Educating guests has always been part of the mission at George Howell Coffee. “I call it inoculating,” George says with a smile. “We talk to our guests about the farms that grow our coffee and how we’re able to keep our products consistent year-round. We do tastings at our café downtown that are designed to teach what age does to coffee, how it changes over time. When they know what it tastes like, they can go to our competitors, drink their coffee and go, ‘That’s age.’” These free tastings, which double as hour-long, informative classes around certain growing regions, coffee varieties, tasting notes, brewing methods, are offered multiple times a week at the George Howell Coffee café at 505 Washington Street and Boston Public Market. For the extra enthusiastic learners, there’s even a blind tasting called Name! That! Coffee!
George has been at the forefront of innovation and excellence in the world of specialty coffee “since he opened the doors to his first café. In 1996, he received the Lifetime Achievement Award from the Specialty Coffee Association of America in recognition of his critical role as a pioneering standard bearer of quality coffee. He then sold The Coffee Connection and began working more closely with coffee farmers around the world as a coffee quality consultant. Additionally, while working for the United Nations and the International Coffee Organization, he helped create models of economic sustainability. Among numerous other initiatives, perhaps the most notable is the first global online auction platform for coffee, which allows farmers to earn what their crops are truly worth. In 2003, George returned to sourcing, roasting, and serving high quality coffee with an emphasis on single-estate and exceptional regional coffees, when he founded the George Howell Coffee company.

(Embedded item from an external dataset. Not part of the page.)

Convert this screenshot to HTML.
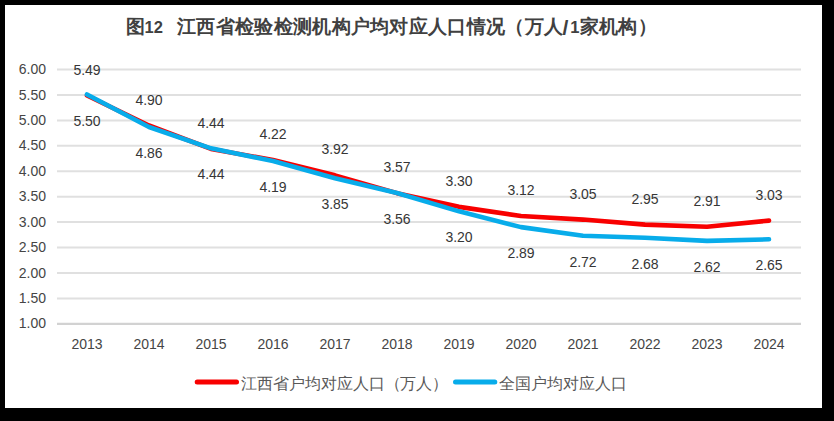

THE LONG-TERM RELATIONSHIPS
Building strong relationships has always been important. It’s no surprise, then, that in talking with the team at George Howell Coffee, the farmers are often the focal point of the conversation. The company is all too aware of how despite their shared desire to cultivate coffee of the highest possible quality, farmers face many environmental and economic challenges in their painstaking work.

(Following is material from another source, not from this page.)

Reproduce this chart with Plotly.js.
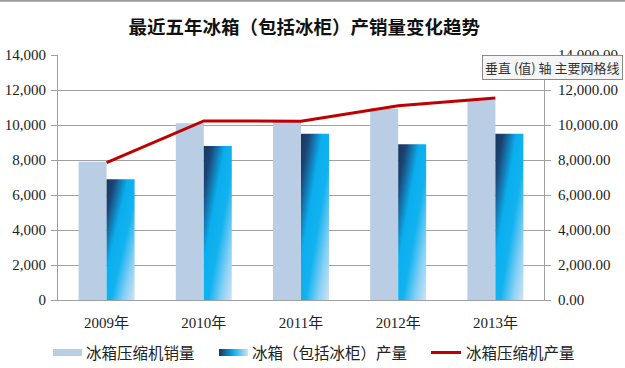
<!DOCTYPE html>
<html>
<head>
<meta charset="utf-8">
<script src="https://cdn.plot.ly/plotly-3.0.1.min.js"></script>
<style>
html,body{margin:0;padding:0;background:#fff;}
#chart{width:625px;height:368px;}
</style>
</head>
<body>
<div id="chart"></div>
<script>
const years = ['2009年', '2010年', '2011年', '2012年', '2013年'];
const compressorSales = [7900, 10100, 10200, 10950, 11450];
const fridgeOutput = [6900, 8800, 9500, 8900, 9500];
const compressorOutput = [7850, 10230, 10220, 11100, 11550];
const leftTicks = [0, 2000, 4000, 6000, 8000, 10000, 12000, 14000];

const serif = 'Liberation Serif, "Noto Sans CJK SC", serif';
const cjk = '"Noto Sans CJK SC", sans-serif';

const traces = [
  {
    type: 'bar', name: '冰箱压缩机销量', x: years, y: compressorSales,
    marker: {color: '#B9CDE5'}, hoverinfo: 'skip', legend: 'legend'
  },
  {
    type: 'bar', name: '冰箱（包括冰柜）产量', x: years, y: fridgeOutput,
    marker: {color: '#10AEEE'}, hoverinfo: 'skip', legend: 'legend2'
  },
  {
    type: 'scatter', mode: 'lines', name: '冰箱压缩机产量', x: years, y: compressorOutput,
    yaxis: 'y2', line: {color: '#C00000', width: 3}, hoverinfo: 'skip', legend: 'legend3'
  }
];

const axisGrey = '#A0A0A0';
const plotW = 486, plotL = 58;
function legendAt(px) {
  return {
    orientation: 'h', x: (px - plotL) / plotW, xanchor: 'left', y: -0.216, yanchor: 'middle',
    font: {family: cjk, size: 15.5, color: '#222'}, itemwidth: 30, bgcolor: 'rgba(0,0,0,0)'
  };
}
const layout = {
  width: 625, height: 368,
  margin: {l: 58, r: 81, t: 55, b: 68, autoexpand: false},
  paper_bgcolor: '#ffffff', plot_bgcolor: '#ffffff',
  showlegend: true,
  barmode: 'group', bargap: 0.424, bargroupgap: 0,
  title: {
    text: '最近五年冰箱（包括冰柜）产销量变化趋势',
    font: {family: cjk, size: 18.5, color: '#111', weight: 'bold'},
    x: 0.487, xanchor: 'center', y: 0.924, yanchor: 'middle', yref: 'container'
  },
  xaxis: {
    type: 'category', showgrid: false, showline: true, linecolor: axisGrey, linewidth: 1,
    ticks: '', tickfont: {family: serif, size: 15, color: '#222'}, ticklabelstandoff: 9,
    fixedrange: true
  },
  yaxis: {
    range: [0, 14000], tickvals: leftTicks, tickformat: ',d',
    showgrid: true, gridcolor: axisGrey, gridwidth: 1,
    showline: true, linecolor: axisGrey, linewidth: 1,
    ticks: 'outside', ticklen: 6, tickcolor: axisGrey,
    tickfont: {family: serif, size: 15, color: '#222'}, ticklabelstandoff: 2,
    zeroline: false, fixedrange: true
  },
  yaxis2: {
    overlaying: 'y', side: 'right', range: [0, 14000], tickvals: leftTicks, tickformat: ',.2f',
    showgrid: false, showline: true, linecolor: axisGrey, linewidth: 1,
    ticks: 'outside', ticklen: 6, tickcolor: axisGrey,
    tickfont: {family: serif, size: 15, color: '#222'}, ticklabelstandoff: 4,
    zeroline: false, fixedrange: true
  },
  legend: legendAt(46),
  legend2: legendAt(212),
  legend3: legendAt(426),
  shapes: [{
    type: 'line', xref: 'paper', yref: 'paper', x0: -58 / 486, x1: 567 / 486,
    y0: 299.2 / 245, y1: 299.2 / 245, line: {color: '#9A9A9A', width: 2}
  }],
  annotations: [{
    xref: 'paper', yref: 'paper', x: 0.872, y: 0.947, xanchor: 'left', yanchor: 'middle',
    text: '垂直 (值) 轴 主要网格线', showarrow: false,
    font: {family: cjk, size: 13, color: '#333'},
    bgcolor: '#F5F5F5', bordercolor: '#8A8A8A', borderwidth: 1, borderpad: 2
  }],
  hovermode: false
};

Plotly.newPlot('chart', traces, layout, {staticPlot: true, displayModeBar: false}).then(function (gd) {
  const svg = gd.querySelector('svg.main-svg');
  const ns = 'http://www.w3.org/2000/svg';
  let defs = svg.querySelector('defs');
  if (!defs) { defs = document.createElementNS(ns, 'defs'); svg.insertBefore(defs, svg.firstChild); }
  function grad(id, x2, y2, stops) {
    const g = document.createElementNS(ns, 'linearGradient');
    g.setAttribute('id', id);
    g.setAttribute('x1', '0'); g.setAttribute('y1', '0');
    g.setAttribute('x2', x2); g.setAttribute('y2', y2);
    stops.forEach(function (s) {
      const st = document.createElementNS(ns, 'stop');
      st.setAttribute('offset', s[0]); st.setAttribute('stop-color', s[1]);
      g.appendChild(st);
    });
    defs.appendChild(g);
  }
  const stops = [[0, '#17365D'], [0.14, '#1B4474'], [0.38, '#0AAEEE'], [0.58, '#12B2EF'], [0.8, '#86D0F4'], [1, '#D2E3F5']];
  grad('darkBarGrad', '1', '1', stops);
  grad('legendGrad', '1', '0', [[0, '#17365D'], [0.5, '#0AAEEE'], [1, '#D2E3F5']]);
  const barTraces = gd.querySelectorAll('.barlayer .trace');
  if (barTraces[1]) {
    barTraces[1].querySelectorAll('path').forEach(function (p) { p.style.fill = 'url(#darkBarGrad)'; });
  }
  ['g.legend', 'g.legend2'].forEach(function (sel, i) {
    const lg = gd.querySelector(sel);
    if (!lg) return;
    const p = lg.querySelector('.legendpoints path');
    if (!p) return;
    p.setAttribute('d', 'M-13,-3.5H16V3.5H-13Z');
    p.style.stroke = 'none';
    if (i === 1) p.style.fill = 'url(#legendGrad)';
  });
});
</script>
</body>
</html>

Throughout his time with his multiple ventures in the coffee industry, George, who now travels alongside his daughter, has traveled multiple times a year to coffee farms in Costa Rica, Guatemala, El Salvador, Mexico, Brazil, and many other coffee-producing countries. In all the years they’ve been visiting, George and Jenny Howell have witnessed coffee farmers, some that they’ve known and worked with for decades, struggle to hire enough people. Many potential hires move to more populated areas in order to get higher-paying or more stable jobs, working construction or immigrating to try to find work. George Howell Coffee hopes to help create a steady market, by buying consistently from indigenous associations in Guatemala made up of smaller farms that emphasize quality over what George calls “the industrialized mentality that tells us to make it more efficient, faster, cheaper.”

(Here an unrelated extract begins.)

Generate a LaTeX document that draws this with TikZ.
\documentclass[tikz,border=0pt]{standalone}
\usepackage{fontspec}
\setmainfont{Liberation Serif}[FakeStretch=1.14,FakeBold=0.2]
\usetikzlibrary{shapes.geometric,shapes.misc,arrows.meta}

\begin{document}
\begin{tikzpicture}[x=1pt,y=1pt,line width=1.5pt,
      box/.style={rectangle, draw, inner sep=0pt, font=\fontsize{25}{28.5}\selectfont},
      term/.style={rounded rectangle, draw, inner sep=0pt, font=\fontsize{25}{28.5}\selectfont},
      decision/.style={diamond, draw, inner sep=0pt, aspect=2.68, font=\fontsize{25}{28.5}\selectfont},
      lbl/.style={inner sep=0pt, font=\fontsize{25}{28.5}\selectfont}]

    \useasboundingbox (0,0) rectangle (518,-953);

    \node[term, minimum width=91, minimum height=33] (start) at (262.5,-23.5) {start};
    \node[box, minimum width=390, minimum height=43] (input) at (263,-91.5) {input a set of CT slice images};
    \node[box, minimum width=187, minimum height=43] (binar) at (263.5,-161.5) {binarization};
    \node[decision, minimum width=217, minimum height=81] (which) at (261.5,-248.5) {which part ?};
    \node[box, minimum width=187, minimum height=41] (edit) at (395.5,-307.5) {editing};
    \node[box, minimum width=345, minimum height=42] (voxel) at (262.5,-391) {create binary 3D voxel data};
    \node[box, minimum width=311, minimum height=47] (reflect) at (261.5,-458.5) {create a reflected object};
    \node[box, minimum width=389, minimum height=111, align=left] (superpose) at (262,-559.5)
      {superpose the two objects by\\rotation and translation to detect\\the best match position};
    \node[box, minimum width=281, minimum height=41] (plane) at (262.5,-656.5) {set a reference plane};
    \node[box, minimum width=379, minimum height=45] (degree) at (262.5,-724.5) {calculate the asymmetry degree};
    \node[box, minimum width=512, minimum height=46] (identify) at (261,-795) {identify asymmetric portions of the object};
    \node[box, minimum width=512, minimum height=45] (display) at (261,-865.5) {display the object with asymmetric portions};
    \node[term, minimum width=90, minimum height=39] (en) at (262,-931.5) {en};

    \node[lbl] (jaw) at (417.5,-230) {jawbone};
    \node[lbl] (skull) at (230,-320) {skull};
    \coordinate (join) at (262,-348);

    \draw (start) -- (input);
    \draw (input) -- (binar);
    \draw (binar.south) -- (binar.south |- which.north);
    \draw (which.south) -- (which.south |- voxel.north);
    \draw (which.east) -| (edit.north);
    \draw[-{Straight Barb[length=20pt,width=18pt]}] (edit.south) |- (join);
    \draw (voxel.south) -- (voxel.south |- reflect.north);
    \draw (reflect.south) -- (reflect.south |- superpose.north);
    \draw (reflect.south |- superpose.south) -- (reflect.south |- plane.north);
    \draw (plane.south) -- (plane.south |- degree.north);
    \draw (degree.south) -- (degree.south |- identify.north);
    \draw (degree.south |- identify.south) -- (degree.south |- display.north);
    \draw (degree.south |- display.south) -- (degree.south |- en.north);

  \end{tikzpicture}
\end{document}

In their most recent visits to coffee farms, the Howells have also seen the growth of regenerative agriculture as a movement catching on at farms in various countries. Some farmers, observing decreasing soil quality, have started experimenting with planting other crops and even so-called weeds alongside the coffee plants to protect and restore the soil. Some are considering sheep to keep the weeds down.
THE THIRTY-MINUTE PLEASURE TRIP
Here at Tatte, we know the value of slowing things down, finding a seat in a sun-lit corner and savoring every bite. Taking your time is a little gift to yourself. At George Howell Coffee, yes, there’s a coffee equivalent. George calls it “a thirty-minute pleasure trip.” He says,, “If you’ve got twenty or thirty minutes, let the coffee reveal itself to you. Sip it hot, then wait, let it start to cool and every time you drink it, taste it. It’s constantly changing, and the more complex the coffee is, the more the change can surprise you. In a way, it’s like walking down a road or in the woods in that you see different things, you taste different things… and in that discovery, you’re different, too, enjoying something over time and really appreciating. From the coffee consuming point of view, that’s the beauty of it.”
There’s also a more formal version of the pleasure trip. Cupping is the way coffee professionals taste multiple coffees side by side to assess flavor and quality. It involves glasses, spoons and patience: the coffee needs to cool as it is “cupped” at room temperature. One need only experience a coffee tasting at the George Howell Cupping Lab to understand a tasting approach to coffee that’s more like fine wine or tea. It’s an education in terroir, or the way the region, climate and craft that went into the product’s creation affects the resulting taste. You’ve likely looked at a lengthy list of tasting notes on a coffee bag and wondered why you detect just one or two of them. Cupping will show you that it’s not you, it’s the temperature of the coffee that makes it harder or easier to taste those nuances.
PARTNERING WITH TATTE
Having roasting partners that are located near Tatte cafés means a lot to all involved. When Tatte’s coffee team approached George Howell Coffee, the wishlist for espresso was a blend that complemented Tatte’s sweet and savory offerings, many of which are rooted in Eastern Mediterranean and European culinary traditions. Not only were the folks at George Howell Coffee extremely familiar with Tatte’s offerings, they were also fans of the food and the coffee bar. “Most cafés are either really good at the food side or the coffees. But Tatte really focuses on both. We’re proud to be part of it,” Jenny says.
Likewise, we’re proud and honored to be part of the George Howell Coffee story, writing this chapter alongside them.